Terlepas dari adanya kekurangan-kekurangan dalam menilai kualitas, bukan berarti kualitas tidak dapat diukur, namun dapat dirinci aspek-aspek apa saja yang akan dinilai, seperti pada sebuah penelitian mengenai kualitas di sektor publik dan swasta yang dilakukan oleh Berenderas (2011) terungkap bahwa ketersediaan obat, respon terhadap pasien jauh lebih baik dibandingkan fasilitas publik, hal ini dikarenakan oleh sumber daya yang berkontribusi pada rendahnya kualitas layanan tersebut, namun di sisi lain ada pula penelitian Basu (2012) yang meneliti bahwa sektor swasta lebih buruk karena meresepkan obat dan tes yang tidak perlu sehingga dapat merugikan pasien, namun di sisi lain tingkat akurasi yang buruk terhadap diagnostik dan buruknya tingkat kompetensi pada standar medis lebih sering dilanggar oleh layanan publik.

Adapun faktor yang diasumsikan mendorong buruknya kualitas pelayanan di negara-negara skala menengah ke bawah (Low Midle Countries-LMICs) yakni berasal dari ketersediaan yang tidak memadai dari komponen structural seperti staf, fasilitas, dan peralatan.

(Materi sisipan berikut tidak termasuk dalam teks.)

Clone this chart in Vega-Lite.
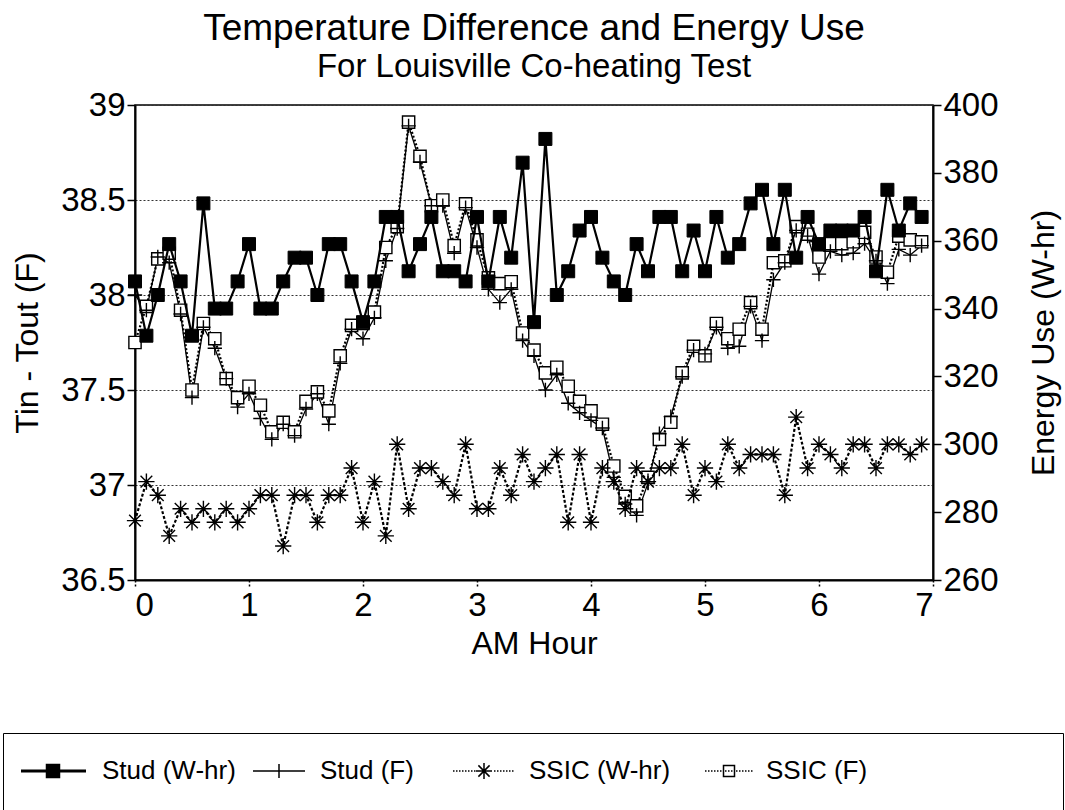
{
  "$schema": "https://vega.github.io/schema/vega-lite/v6.json",
  "width": 798,
  "height": 475,
  "autosize": {"type": "none"},
  "padding": {"left": 135, "top": 105, "right": 132, "bottom": 230},
  "background": "white",
  "title": {
    "text": "Temperature Difference and Energy Use",
    "subtitle": "For Louisville Co-heating Test",
    "font": "Liberation Sans",
    "subtitleFont": "Liberation Sans",
    "fontSize": 37,
    "subtitleFontSize": 33,
    "fontWeight": "normal",
    "color": "black",
    "subtitleColor": "black",
    "anchor": "middle",
    "offset": 4,
    "subtitlePadding": 3
  },
  "data": {
    "values": [
      {"h": 0.0, "studW": 348, "studF": 38.00, "ssicW": 277.5, "ssicF": 37.75},
      {"h": 0.1, "studW": 332, "studF": 37.92, "ssicW": 289, "ssicF": 37.94},
      {"h": 0.2, "studW": 344, "studF": 38.20, "ssicW": 285, "ssicF": 38.19},
      {"h": 0.3, "studW": 359, "studF": 38.17, "ssicW": 273, "ssicF": 38.22},
      {"h": 0.4, "studW": 348, "studF": 37.90, "ssicW": 281, "ssicF": 37.92},
      {"h": 0.5, "studW": 332, "studF": 37.46, "ssicW": 277, "ssicF": 37.50},
      {"h": 0.6, "studW": 371, "studF": 37.83, "ssicW": 281, "ssicF": 37.85},
      {"h": 0.7, "studW": 340, "studF": 37.72, "ssicW": 277, "ssicF": 37.77},
      {"h": 0.8, "studW": 340, "studF": 37.56, "ssicW": 281, "ssicF": 37.56},
      {"h": 0.9, "studW": 348, "studF": 37.41, "ssicW": 277, "ssicF": 37.46},
      {"h": 1.0, "studW": 359, "studF": 37.48, "ssicW": 281, "ssicF": 37.52},
      {"h": 1.1, "studW": 340, "studF": 37.35, "ssicW": 285, "ssicF": 37.42},
      {"h": 1.2, "studW": 340, "studF": 37.24, "ssicW": 285, "ssicF": 37.28},
      {"h": 1.3, "studW": 348, "studF": 37.32, "ssicW": 270, "ssicF": 37.33},
      {"h": 1.4, "studW": 355, "studF": 37.26, "ssicW": 285, "ssicF": 37.28},
      {"h": 1.5, "studW": 355, "studF": 37.40, "ssicW": 285, "ssicF": 37.44},
      {"h": 1.6, "studW": 344, "studF": 37.48, "ssicW": 277, "ssicF": 37.49},
      {"h": 1.7, "studW": 359, "studF": 37.32, "ssicW": 285, "ssicF": 37.39},
      {"h": 1.8, "studW": 359, "studF": 37.64, "ssicW": 285, "ssicF": 37.68},
      {"h": 1.9, "studW": 348, "studF": 37.82, "ssicW": 293, "ssicF": 37.84},
      {"h": 2.0, "studW": 336, "studF": 37.77, "ssicW": 277, "ssicF": 37.85},
      {"h": 2.1, "studW": 348, "studF": 37.88, "ssicW": 289, "ssicF": 37.91},
      {"h": 2.2, "studW": 367, "studF": 38.18, "ssicW": 273, "ssicF": 38.25},
      {"h": 2.3, "studW": 367, "studF": 38.35, "ssicW": 300, "ssicF": 38.36},
      {"h": 2.4, "studW": 351, "studF": 38.89, "ssicW": 281, "ssicF": 38.91},
      {"h": 2.5, "studW": 359, "studF": 38.70, "ssicW": 293, "ssicF": 38.73},
      {"h": 2.6, "studW": 367, "studF": 38.47, "ssicW": 293, "ssicF": 38.47},
      {"h": 2.7, "studW": 351, "studF": 38.47, "ssicW": 289, "ssicF": 38.50},
      {"h": 2.8, "studW": 351, "studF": 38.22, "ssicW": 285, "ssicF": 38.26},
      {"h": 2.9, "studW": 348, "studF": 38.46, "ssicW": 300, "ssicF": 38.48},
      {"h": 3.0, "studW": 367, "studF": 38.25, "ssicW": 281, "ssicF": 38.29},
      {"h": 3.1, "studW": 348, "studF": 38.03, "ssicW": 281, "ssicF": 38.09},
      {"h": 3.2, "studW": 367, "studF": 37.96, "ssicW": 293, "ssicF": 38.06},
      {"h": 3.3, "studW": 355, "studF": 38.03, "ssicW": 285, "ssicF": 38.07},
      {"h": 3.4, "studW": 383, "studF": 37.76, "ssicW": 297, "ssicF": 37.80},
      {"h": 3.5, "studW": 336, "studF": 37.68, "ssicW": 289, "ssicF": 37.71},
      {"h": 3.6, "studW": 390, "studF": 37.50, "ssicW": 293, "ssicF": 37.59},
      {"h": 3.7, "studW": 344, "studF": 37.58, "ssicW": 297, "ssicF": 37.62},
      {"h": 3.8, "studW": 351, "studF": 37.43, "ssicW": 277, "ssicF": 37.52},
      {"h": 3.9, "studW": 363, "studF": 37.38, "ssicW": 297, "ssicF": 37.44},
      {"h": 4.0, "studW": 367, "studF": 37.34, "ssicW": 277, "ssicF": 37.39},
      {"h": 4.1, "studW": 355, "studF": 37.30, "ssicW": 293, "ssicF": 37.32},
      {"h": 4.2, "studW": 348, "studF": 37.04, "ssicW": 289, "ssicF": 37.10},
      {"h": 4.3, "studW": 344, "studF": 36.90, "ssicW": 281, "ssicF": 36.94},
      {"h": 4.4, "studW": 359, "studF": 36.84, "ssicW": 293, "ssicF": 36.89},
      {"h": 4.5, "studW": 351, "studF": 37.01, "ssicW": 289, "ssicF": 37.04},
      {"h": 4.6, "studW": 367, "studF": 37.27, "ssicW": 293, "ssicF": 37.24},
      {"h": 4.7, "studW": 367, "studF": 37.36, "ssicW": 293, "ssicF": 37.33},
      {"h": 4.8, "studW": 351, "studF": 37.57, "ssicW": 300, "ssicF": 37.59},
      {"h": 4.9, "studW": 363, "studF": 37.71, "ssicW": 285, "ssicF": 37.73},
      {"h": 5.0, "studW": 351, "studF": 37.69, "ssicW": 293, "ssicF": 37.68},
      {"h": 5.1, "studW": 367, "studF": 37.83, "ssicW": 289, "ssicF": 37.85},
      {"h": 5.2, "studW": 355, "studF": 37.72, "ssicW": 300, "ssicF": 37.77},
      {"h": 5.3, "studW": 359, "studF": 37.73, "ssicW": 293, "ssicF": 37.82},
      {"h": 5.4, "studW": 371, "studF": 37.94, "ssicW": 297, "ssicF": 37.96},
      {"h": 5.5, "studW": 375, "studF": 37.76, "ssicW": 297, "ssicF": 37.82},
      {"h": 5.6, "studW": 359, "studF": 38.08, "ssicW": 297, "ssicF": 38.17},
      {"h": 5.7, "studW": 375, "studF": 38.17, "ssicW": 285, "ssicF": 38.18},
      {"h": 5.8, "studW": 355, "studF": 38.34, "ssicW": 308, "ssicF": 38.36},
      {"h": 5.9, "studW": 367, "studF": 38.31, "ssicW": 293, "ssicF": 38.32},
      {"h": 6.0, "studW": 359, "studF": 38.11, "ssicW": 300, "ssicF": 38.20},
      {"h": 6.1, "studW": 363, "studF": 38.23, "ssicW": 297, "ssicF": 38.27},
      {"h": 6.2, "studW": 363, "studF": 38.21, "ssicW": 293, "ssicF": 38.27},
      {"h": 6.3, "studW": 363, "studF": 38.22, "ssicW": 300, "ssicF": 38.28},
      {"h": 6.4, "studW": 367, "studF": 38.27, "ssicW": 300, "ssicF": 38.33},
      {"h": 6.5, "studW": 351, "studF": 38.18, "ssicW": 293, "ssicF": 38.20},
      {"h": 6.6, "studW": 375, "studF": 38.06, "ssicW": 300, "ssicF": 38.12},
      {"h": 6.7, "studW": 363, "studF": 38.24, "ssicW": 300, "ssicF": 38.31},
      {"h": 6.8, "studW": 371, "studF": 38.21, "ssicW": 297, "ssicF": 38.29},
      {"h": 6.9, "studW": 367, "studF": 38.26, "ssicW": 300, "ssicF": 38.28}
    ]
  },
  "transform": [
    {"fold": ["studW", "studF", "ssicW", "ssicF"], "as": ["series", "value"]}
  ],
  "encoding": {
    "x": {
      "field": "h",
      "type": "quantitative",
      "scale": {"domain": [0, 7], "nice": false},
      "axis": {
        "values": [0, 1, 2, 3, 4, 5, 6, 7],
        "format": "d",
        "title": "AM Hour",
        "tickSize": 8,
        "tickDash": [2, 2],
        "labelPadding": 1,
        "titlePadding": 6,
        "grid": false
      }
    }
  },
  "layer": [
    {
      "transform": [{"filter": {"field": "series", "oneOf": ["studF", "ssicF"]}}],
      "encoding": {
        "y": {
          "field": "value",
          "type": "quantitative",
          "scale": {"domain": [36.5, 39], "nice": false, "zero": false},
          "axis": {
            "orient": "left",
            "values": [36.5, 37, 37.5, 38, 38.5, 39],
            "format": "~g",
            "title": "Tin - Tout (F)",
            "grid": true,
            "gridDash": [2, 2],
            "gridColor": "#333333",
            "gridWidth": 1,
            "tickSize": 8,
            "labelPadding": 2,
            "titlePadding": 16
          }
        }
      },
      "layer": [
        {
          "transform": [{"filter": "datum.series === 'studF'"}],
          "mark": {"type": "line", "stroke": "black", "strokeWidth": 1.3}
        },
        {
          "transform": [{"filter": "datum.series === 'ssicF'"}],
          "mark": {"type": "line", "stroke": "black", "strokeWidth": 2.2, "strokeDash": [2, 2]}
        },
        {
          "transform": [{"filter": "datum.series === 'ssicF'"}],
          "mark": {"type": "point", "shape": "M-1,-1H1V1H-1Z", "size": 150, "stroke": "black", "strokeWidth": 1.4, "fill": "white", "opacity": 1, "fillOpacity": 1}
        },
        {
          "transform": [{"filter": "datum.series === 'studF'"}],
          "mark": {"type": "point", "shape": "M-1.1,0H1.1M0,-1.1V1.1", "size": 169, "stroke": "black", "strokeWidth": 1.4, "fill": "none", "opacity": 1}
        }
      ]
    },
    {
      "transform": [{"filter": {"field": "series", "oneOf": ["studW", "ssicW"]}}],
      "encoding": {
        "y": {
          "field": "value",
          "type": "quantitative",
          "scale": {"domain": [260, 400], "nice": false, "zero": false},
          "axis": {
            "orient": "right",
            "values": [260, 280, 300, 320, 340, 360, 380, 400],
            "title": "Energy Use (W-hr)",
            "titleAngle": 270,
            "titleBaseline": "top",
            "grid": false,
            "tickSize": 8,
            "labelPadding": 2,
            "titlePadding": 30
          }
        }
      },
      "layer": [
        {
          "transform": [{"filter": "datum.series === 'studW'"}],
          "mark": {"type": "line", "stroke": "black", "strokeWidth": 2.2}
        },
        {
          "transform": [{"filter": "datum.series === 'ssicW'"}],
          "mark": {"type": "line", "stroke": "black", "strokeWidth": 2.2, "strokeDash": [3, 2]}
        },
        {
          "transform": [{"filter": "datum.series === 'ssicW'"}],
          "mark": {"type": "point", "shape": "M-1.25,0H1.25M0,-1.25V1.25M-0.9,-0.9L0.9,0.9M-0.9,0.9L0.9,-0.9", "size": 169, "stroke": "black", "strokeWidth": 1.4, "fill": "none", "opacity": 1}
        },
        {
          "transform": [{"filter": "datum.series === 'studW'"}],
          "mark": {"type": "point", "shape": "M-1,-1H1V1H-1Z", "size": 169, "stroke": "black", "strokeWidth": 1, "fill": "black", "opacity": 1, "fillOpacity": 1}
        },
        {
          "transform": [{"filter": "false"}],
          "mark": {"type": "point", "filled": true, "stroke": "black", "strokeWidth": 1.5, "opacity": 1, "fillOpacity": 1},
          "encoding": {
            "shape": {
              "field": "series",
              "type": "nominal",
              "scale": {
                "domain": ["studW", "studF", "ssicW", "ssicF"],
                "range": [
                  "M-1,-1M-1,1M-1,-0.04H2.25M-1,0.04H2.25M0.275,-0.325H0.925V0.325H0.275Z",
                  "M-1,-1M-1,1M-0.3,0H2.3M1,-0.35V0.35M9.15,0",
                  "M-1,-1M-1,1M-0.75,0h0.075m0.075,0h0.075m0.075,0h0.075m0.075,0h0.075m0.075,0h0.075m0.075,0h0.075m0.075,0h0.075m0.075,0h0.075M0.4,0H1.2M0.8,-0.4V0.4M0.52,-0.28L1.08,0.28M0.52,0.28L1.08,-0.28M1.3,0h0.075m0.075,0h0.075m0.075,0h0.075m0.075,0h0.075m0.075,0h0.075m0.075,0h0.075m0.075,0h0.075M10.55,0",
                  "M-1,-1M-1,1M0,0h0.075m0.075,0h0.075m0.075,0h0.075m0.075,0h0.075m0.075,0h0.075m0.075,0h0.075M0.925,-0.275H1.475V0.275H0.925ZM1,0h0.075m0.075,0h0.075m0.075,0h0.075M1.55,0h0.075m0.075,0h0.075m0.075,0h0.075m0.075,0h0.075m0.075,0h0.075m0.075,0h0.075M16.9,0"
                ]
              },
              "legend": {
                "orient": "none",
                "legendX": -132,
                "legendY": 628,
                "direction": "horizontal",
                "columns": 4,
                "gridAlign": "each",
                "columnPadding": 0,
                "padding": 17,
                "strokeColor": "black",
                "fillColor": "white",
                "title": null,
                "symbolSize": 1600,
                "labelOffset": 40,
                "labelFontSize": 26,
                "labelFont": "Liberation Sans",
                "labelColor": "black",
                "labelLimit": 600,
                "labelExpr": "datum.value === 'studW' ? 'Stud (W-hr)' : datum.value === 'studF' ? 'Stud (F)' : datum.value === 'ssicW' ? 'SSIC (W-hr)' : 'SSIC (F)'"
              }
            },
            "fill": {
              "field": "series",
              "type": "nominal",
              "scale": {"domain": ["studW", "studF", "ssicW", "ssicF"], "range": ["black", "black", "black", "white"]}
            }
          }
        }
      ]
    }
  ],
  "resolve": {"scale": {"y": "independent"}, "axis": {"y": "independent"}},
  "config": {
    "view": {"stroke": "black", "strokeWidth": 1.5},
    "axis": {
      "domainColor": "black",
      "domainWidth": 2,
      "tickColor": "black",
      "tickWidth": 1.5,
      "labelColor": "black",
      "titleColor": "black",
      "labelFont": "Liberation Sans",
      "titleFont": "Liberation Sans",
      "titleFontWeight": "normal",
      "labelFontSize": 33,
      "titleFontSize": 32
    }
  }
}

Meskipun struktur termasuk beban berat namun telah terbukti memiliki hubungan yang lemah terhadap kualitas layanan, dan yang menjadi perhatian adalah pentingnya perilaku penyedia (ketepatan saran baik dari kompetensi maupun upaya penyedia jasa layanan) dalam menentukan pelayanan kesehatan terutama dalam pengaturan rawat jalan. Adapula yang menjadi penyumbang buruknya kualitas yakni kompetensi tenaga kesehatan yang buruk, kesenjangan antara pengetahuan dan praktek, kepatuhan yang rendah terhadap standar profesional juga turut menjadi faktor buruknya kualitas pelayanan. Penelitian dari Barber dkk (2007) juga menemukan bahwa bahkan situasi dimana orang-orang miskin memiliki akses ke dokter yang sama namun orang miskin tersebut menerima kualitas perawatan yang rendah, hal ini menunjukkan bahwa penyediaan melakukan diskriminasi terhadap upaya kesehatan yang diberikan.

Hal tersebut di atas turut menjadi faktor penyumbang masalah buruknya kualitas layanan kesehatan dan kurangnya budaya organisasi yang ada di negara-negara LMICs yang mendorong pada akuntabilitas dan nilai-nilai kebersamaan.

Oleh : Andriani Yulianti, MPH.

Sumber : Policy Brief. Quality of Care. What are effective policy options for governments in low- and middle-income countries to improve and regulate the quality of ambulatory care? Dayal et.al. Policy Brief. Vol.4, No.1. Asia PacificObservatory on Health Systems and Policies. World Health Organization. 2015.